Simple Tips for Your Golf Game
Sometimes science can be fun, like when you take it outside.
Posted Apr 23, 2019
When USA Today conducted a survey regarding the most difficult tasks in sport, hitting a major-league pitch came in #1. No surprise, since fastballs can travel up to a hundred miles and hour. After that came race car driving and pole vaulting.
Hitting a long and straight tee shot on the golf course came in fourth.
Odds are that few of us will be practicing our Fosbury Flops any time soon, but millions will hit the links this year. This despite the fact that hitting little dimpled balls with sticks is incredibly difficult. So what can we do about it? One solution is to practice, and that's certainly a great start, but science can help too. Researchers across the globe study sport like any other topic, and golf is no exception. As the grass starts to green and temperatures warm, here are a few discoveries scientists have made to help your game.
Don't think about it. This one is the most obvious, and also most important. Thinking about hazards, slices, or anything else that can ruin our game actually hurts us. David Wegner from the University of Virginia saw this scientifically when he advised research participants of the dangers of overhitting putts. Simply warning players of potential mistakes caused them to do just that, overshooting putts by over a foot that would otherwise have landed just inches away. Brains are great, but they're terrible at reminding us to avoid things, so sometimes it's best not to get them involved.
Avoid crowds the smart way. Okay, this has nothing to do with the golf swing, but crowds can still have a big impact on our day. We've all tried to squeeze in a quick eighteen holes, only to find that the four hours we had set aside rapidly ballooned to six. One issue is tee times, with closely packed groups leading to much longer days. Sheryl Kimes of Cornell University has even studied this phenomenon, using advanced computer models to search for potential "optimal tee times." The solution—if your club packs players with intervals tighter than twelve minutes, you might want to try someplace else, because math says that somebody isn't finishing their game before sundown.
Aim to never come up short.
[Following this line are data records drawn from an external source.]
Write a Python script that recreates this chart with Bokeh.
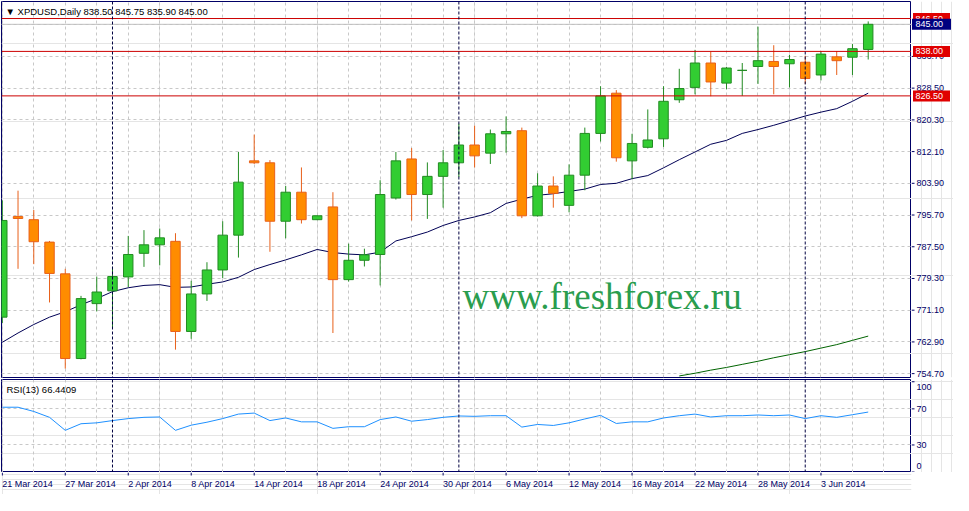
import math
from datetime import datetime
from bokeh.plotting import figure
from bokeh.models import ColumnDataSource, Span, Label, FixedTicker, Grid, Range1d
from bokeh.layouts import column, row
from bokeh.embed import file_html
from bokeh.resources import INLINE
from bokeh.core.properties import value

# ---------------- data ----------------
symbol = "XPDUSD"
timeframe = "Daily"

dates = [
    "2014-03-21", "2014-03-24", "2014-03-25", "2014-03-26", "2014-03-27", "2014-03-28", "2014-03-31",
    "2014-04-01", "2014-04-02", "2014-04-03", "2014-04-04", "2014-04-07", "2014-04-08", "2014-04-09",
    "2014-04-10", "2014-04-11", "2014-04-14", "2014-04-15", "2014-04-16", "2014-04-17", "2014-04-18",
    "2014-04-21", "2014-04-22", "2014-04-23", "2014-04-24", "2014-04-25", "2014-04-28", "2014-04-29",
    "2014-04-30", "2014-05-01", "2014-05-02", "2014-05-05", "2014-05-06", "2014-05-07", "2014-05-08",
    "2014-05-09", "2014-05-12", "2014-05-13", "2014-05-14", "2014-05-15", "2014-05-16", "2014-05-19",
    "2014-05-20", "2014-05-21", "2014-05-22", "2014-05-23", "2014-05-26", "2014-05-27", "2014-05-28",
    "2014-05-29", "2014-05-30", "2014-06-02", "2014-06-03", "2014-06-04", "2014-06-05", "2014-06-06",
]

opens = [769.3, 795.3, 794.5, 788.7, 780.5, 758.6, 772.8, 776.1, 779.7, 785.8, 788.0, 788.9, 765.6, 775.3,
         781.5, 790.5, 809.7, 809.2, 794.1, 801.6, 794.5, 797.8, 779.0, 784.0, 785.5, 800.1, 810.2, 801.0,
         805.7, 809.2, 813.8, 811.7, 816.7, 817.5, 795.5, 803.2, 798.2, 806.0, 816.8, 827.2, 809.7, 813.2,
         815.4, 825.5, 828.7, 835.0, 829.8, 833.1, 834.1, 835.4, 834.8, 835.2, 831.9, 836.6, 836.5, 838.50]
highs = [799.5, 802.0, 797.0, 789.0, 781.8, 774.8, 779.8, 782.3, 790.3, 791.8, 792.2, 791.0, 778.7, 783.5,
         794.1, 812.0, 816.5, 809.9, 803.2, 808.0, 795.6, 801.6, 788.3, 787.0, 804.7, 812.0, 813.0, 809.3,
         812.5, 819.3, 818.8, 817.8, 821.2, 818.3, 806.5, 805.7, 808.8, 818.3, 829.0, 828.0, 816.7, 823.0,
         829.0, 833.5, 838.4, 837.9, 834.0, 835.0, 844.4, 839.6, 837.1, 836.9, 838.1, 838.1, 839.9, 845.75]
lows = [767.8, 781.8, 783.0, 773.1, 756.0, 758.4, 770.8, 766.4, 777.1, 782.3, 782.7, 760.9, 763.7, 773.5,
        779.4, 784.7, 808.9, 786.2, 789.7, 793.5, 794.4, 765.2, 778.5, 782.4, 777.5, 799.7, 794.3, 794.7,
        797.6, 805.5, 808.0, 808.9, 811.8, 794.9, 795.3, 797.6, 796.4, 802.1, 814.7, 809.5, 805.0, 812.9,
        813.3, 824.7, 826.9, 826.4, 828.2, 826.5, 829.6, 826.9, 828.7, 829.6, 830.5, 831.9, 831.9, 835.90]
closes = [794.3, 794.8, 788.8, 780.6, 758.6, 774.1, 775.8, 779.8, 785.5, 788.0, 789.8, 765.6, 775.3, 781.5,
          790.5, 804.2, 809.2, 794.1, 801.6, 794.5, 795.5, 779.0, 784.0, 785.4, 801.0, 809.7, 801.0, 805.7,
          809.2, 813.8, 811.0, 816.7, 817.3, 795.5, 803.2, 801.3, 806.0, 816.8, 826.5, 810.5, 814.2, 815.1,
          825.1, 828.4, 835.0, 830.1, 833.7, 833.1, 835.6, 834.1, 835.9, 831.0, 837.3, 835.6, 838.7, 845.00]

ma_short = [762.8, 765.2, 767.4, 769.3, 770.7, 772.5, 774.1, 775.9, 776.9, 777.5, 777.7, 777.0, 777.1, 777.8,
            778.4, 779.6, 781.6, 782.9, 784.1, 785.4, 786.8, 786.0, 785.6, 785.4, 786.1, 789.0, 790.1, 791.3,
            793.0, 794.3, 795.2, 796.3, 798.7, 799.8, 800.8, 801.2, 801.8, 802.4, 803.6, 803.9, 805.1, 805.9,
            807.9, 810.0, 812.0, 814.0, 815.0, 816.8, 817.8, 818.9, 820.1, 821.3, 822.3, 823.2, 825.1, 827.2]
nan = float("nan")
ma_long = [nan] * 43 + [754.1, 754.8, 755.6, 756.3, 757.1, 757.9, 758.8, 759.6, 760.4, 761.3, 762.2, 763.3, 764.4]

rsi = [71.8, 71.8, 67.1, 60.6, 46.2, 53.5, 54.5, 57.0, 59.2, 60.6, 61.0, 46.2, 51.9, 55.2,
       59.2, 64.2, 65.3, 57.0, 59.9, 55.6, 55.6, 48.4, 50.2, 50.2, 58.1, 61.0, 56.3, 58.1,
       60.6, 62.1, 61.7, 62.4, 62.4, 49.8, 52.7, 51.6, 54.5, 58.8, 62.8, 53.8, 55.6, 55.6,
       59.9, 62.4, 64.2, 61.0, 62.4, 62.4, 63.2, 62.4, 63.2, 59.2, 62.4, 60.6, 63.5, 66.4409]
rsi_period = 13

price_ticks = [754.7, 762.9, 771.1, 779.3, 787.5, 795.7, 803.9, 812.1, 820.3, 828.5, 836.7, 844.9]
levels = [846.5, 838.0, 826.5]
bid = 845.0
rsi_ticks = [0, 30, 70, 100]
rsi_levels = [30, 70]
watermark = "www.freshforex.ru"

# ---------------- styling ----------------
NAVY = "#000066"
GRID = "#c8c8c8"
FONT = "Liberation Sans"
BULL_FILL, BULL_LINE = "#32cd32", "#228b22"
BEAR_FILL, BEAR_LINE = "#ff8c00", "#e8601a"
FRAME_W, SIDE_W = 910, 42
MAIN_H, RSI_H, DATE_H = 376, 93, 22

idx = list(range(len(dates)))
bull = [c >= o for o, c in zip(opens, closes)]
src = ColumnDataSource(dict(
    x=idx, open=opens, high=highs, low=lows, close=closes,
    top=[max(o, c) for o, c in zip(opens, closes)],
    bottom=[min(o, c) for o, c in zip(opens, closes)],
    fill=[BULL_FILL if b else BEAR_FILL for b in bull],
    line=[BULL_LINE if b else BEAR_LINE for b in bull],
))

x_range = Range1d(-0.05, 57.75)
price_range = Range1d(753.7, 850.9)
rsi_range = Range1d(-0.5, 102.5)
grid_ticks = list(range(0, 58, 2))
label_ticks = list(range(0, len(dates), 4))
month_breaks = [i for i in range(1, len(dates)) if dates[i][5:7] != dates[i - 1][5:7]]


def fmt_date(s):
    d = datetime.strptime(s, "%Y-%m-%d")
    return f"{d.day} {d.strftime('%b')} {d.year}"


def plain(fig):
    fig.background_fill_color = "white"
    fig.border_fill_color = "white"
    return fig


# ---------------- main price panel ----------------
p = plain(figure(frame_width=FRAME_W, frame_height=MAIN_H, x_range=x_range, y_range=price_range,
                 output_backend="svg", toolbar_location=None, x_axis_location=None, y_axis_location=None,
                 min_border_left=1, min_border_right=0, min_border_top=1, min_border_bottom=1))
p.outline_line_color = NAVY

p.add_layout(Grid(dimension=1, ticker=FixedTicker(ticks=price_ticks), grid_line_color=GRID, grid_line_dash="3 3"))
p.add_layout(Grid(dimension=0, ticker=FixedTicker(ticks=grid_ticks), grid_line_color=GRID, grid_line_dash="3 3"))

p.add_layout(Span(location=bid, dimension="width", line_color="#c0c0c0", line_width=1, level="underlay"))

p.line(idx, ma_short, line_color="#000055", line_width=1)
p.line(idx, ma_long, line_color="#006400", line_width=1)

p.segment(x0="x", y0="low", x1="x", y1="high", line_color="line", line_width=1, source=src)
p.vbar(x="x", width=0.6, top="top", bottom="bottom", fill_color="fill", line_color="line",
       line_width=1, source=src)

for lv in levels:
    p.add_layout(Span(location=lv, dimension="width", line_color="#cc0000", line_width=1))
for mb in month_breaks:
    p.add_layout(Span(location=mb, dimension="height", line_color="#000040", line_width=1, line_dash="3 2"))

header = (f"\u25bc {symbol},{timeframe}  {opens[-1]:.2f} {highs[-1]:.2f} "
          f"{lows[-1]:.2f} {closes[-1]:.2f}")
p.add_layout(Label(x=x_range.start, y=price_range.end, x_offset=4, y_offset=-4, text=header,
                   text_color="#000000", text_font=FONT, text_font_size="9.5px",
                   text_align="left", text_baseline="top"))
p.add_layout(Label(x=38.1, y=774.6, text=watermark, text_color="#2a9d4e", text_font="Liberation Serif",
                   text_font_size="37px", text_align="center", text_baseline="alphabetic"))

# ---------------- price scale (right) ----------------
s = plain(figure(frame_width=SIDE_W, frame_height=MAIN_H, x_range=Range1d(0, SIDE_W), y_range=price_range,
                 output_backend="svg", toolbar_location=None, x_axis_location=None, y_axis_location=None,
                 min_border_left=0, min_border_right=0, min_border_top=1, min_border_bottom=1))
s.outline_line_color = None
s.segment(x0=[0] * len(price_ticks), y0=price_ticks, x1=[3] * len(price_ticks), y1=price_ticks,
          line_color=NAVY, line_width=1)
s.text(x=[5] * len(price_ticks), y=price_ticks, text=[f"{t:.2f}" for t in price_ticks],
       text_font=value(FONT), text_font_size=value("9px"), text_color=NAVY,
       text_align="left", text_baseline="middle")
s.rect(x=[20] * len(levels), y=levels, width=37, height=11, width_units="screen", height_units="screen",
       fill_color="#e00000", line_color=None)
s.text(x=[4] * len(levels), y=levels, text=[f"{lv:.2f}" for lv in levels],
       text_font=value(FONT), text_font_size=value("9px"), text_color="white",
       text_align="left", text_baseline="middle")
s.rect(x=[20], y=[bid], width=39, height=11, width_units="screen", height_units="screen",
       fill_color="#000080", line_color=None)
s.text(x=[4], y=[bid], text=[f"{bid:.2f}"], text_font=value(FONT), text_font_size=value("9px"),
       text_color="white", text_align="left", text_baseline="middle")

# ---------------- RSI panel ----------------
r = plain(figure(frame_width=FRAME_W, frame_height=RSI_H, x_range=x_range, y_range=rsi_range,
                 output_backend="svg", toolbar_location=None, x_axis_location=None, y_axis_location=None,
                 min_border_left=1, min_border_right=0, min_border_top=1, min_border_bottom=0))
r.outline_line_color = NAVY
r.add_layout(Grid(dimension=1, ticker=FixedTicker(ticks=rsi_levels), grid_line_color=GRID, grid_line_dash="3 3"))
r.add_layout(Grid(dimension=0, ticker=FixedTicker(ticks=grid_ticks), grid_line_color=GRID, grid_line_dash="3 3"))
r.line(idx, rsi, line_color="#1e90ff", line_width=1)
for mb in month_breaks:
    r.add_layout(Span(location=mb, dimension="height", line_color="#000040", line_width=1, line_dash="3 2"))
r.add_layout(Label(x=x_range.start, y=rsi_range.end, x_offset=5, y_offset=-4,
                   text=f"RSI({rsi_period}) {rsi[-1]:.4f}", text_color="#000000", text_font=FONT,
                   text_font_size="9.5px", text_align="left", text_baseline="top"))

# RSI scale (end labels are drawn inset from the panel edges, as in the terminal)
rs = plain(figure(frame_width=SIDE_W, frame_height=RSI_H, x_range=Range1d(0, SIDE_W), y_range=rsi_range,
                  output_backend="svg", toolbar_location=None, x_axis_location=None, y_axis_location=None,
                  min_border_left=0, min_border_right=0, min_border_top=1, min_border_bottom=0))
rs.outline_line_color = None
rsi_src = ColumnDataSource(dict(
    y=rsi_ticks, x0=[0] * len(rsi_ticks), x1=[3] * len(rsi_ticks), xt=[5] * len(rsi_ticks),
    text=[str(t) for t in rsi_ticks],
    dy=[-6 if t == min(rsi_ticks) else (5 if t == max(rsi_ticks) else 0) for t in rsi_ticks],
))
rs.segment(x0="x0", y0="y", x1="x1", y1="y", line_color=NAVY, line_width=1, source=rsi_src)
rs.text(x="xt", y="y", text="text", y_offset="dy", text_font=value(FONT), text_font_size=value("9px"),
        text_color=NAVY, text_align="left", text_baseline="middle", source=rsi_src)

# ---------------- date scale (bottom) ----------------
d = plain(figure(frame_width=FRAME_W, frame_height=DATE_H, x_range=x_range, y_range=Range1d(0, DATE_H),
                 output_backend="svg", toolbar_location=None, x_axis_location=None, y_axis_location=None,
                 min_border_left=1, min_border_right=SIDE_W, min_border_top=0, min_border_bottom=0))
d.outline_line_color = None
d.segment(x0=label_ticks, y0=[DATE_H] * len(label_ticks), x1=label_ticks, y1=[DATE_H - 3] * len(label_ticks),
          line_color=NAVY, line_width=1)
d.text(x=label_ticks, y=[DATE_H - 11] * len(label_ticks), text=[fmt_date(dates[i]) for i in label_ticks],
       text_font=value(FONT), text_font_size=value("9px"), text_color=NAVY,
       text_align="left", text_baseline="middle")

layout = column(row(p, s, spacing=0), row(r, rs, spacing=0), d, spacing=0)
open("out.html", "w").write(file_html(layout, INLINE))
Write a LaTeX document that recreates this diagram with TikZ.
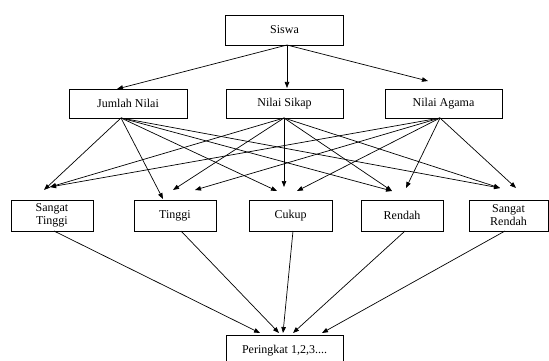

It's simple physics that no under-hit putt will ever fall into the hole. For that reason, it's always best to give our shots on the green a little bit extra, but how much? Dave Pelz, the only instructor who could unquestionably get away with writing a book called "The Golf Bible," came up with a quick solution—when putting, give the ball enough oomph to roll roughly two feet past the hole. That way, even if you miss, the follow up should be easy. Or, even better, take the math further and shoot for two feet past the hole, multiplied by the odds of making the shot. That's about as close to a mathematically optimal shot as you can make.
Take your time. The current speed golfing record is is a 65 shot game in 44 minutes. That record was set by Christopher Smith, who used only six clubs because he played at nearly a full sprint. Speed golf is a great opportunity to get some exercise, with score considering both number of shots and minutes on the course, but we don't need to be so ambitious. Even just walking can burn up to a thousand calories or more and lead to significant heart-healthy exercise. So enjoy the course and take your time, knowing that golfers enjoy reduced mortality rates due to the exercise. At worst, it's a nice day outside.
Kimes, S. and Schruben, L. (2002). Golf Course Revenue Management: A Study of Tee Time Intervals. Journal of Revenue and Pricing Management, 1,111-120.
Pelz, D. (2000). Dave Pelz’ Putting Bible: The Complete Guide to Mastering the Green. New York: Doubleday.
Sell, T., Abt, J., and Lephart, S. (2008). Physical Activity-Related Benefits of Walking During Golf. In D. Crews and R. Lutz (Eds.), Science and Golf V: Proceedings of the World Scientific Congress of Golf (pp. 128-132). Mesa, AZ: Energy in Motion, Inc.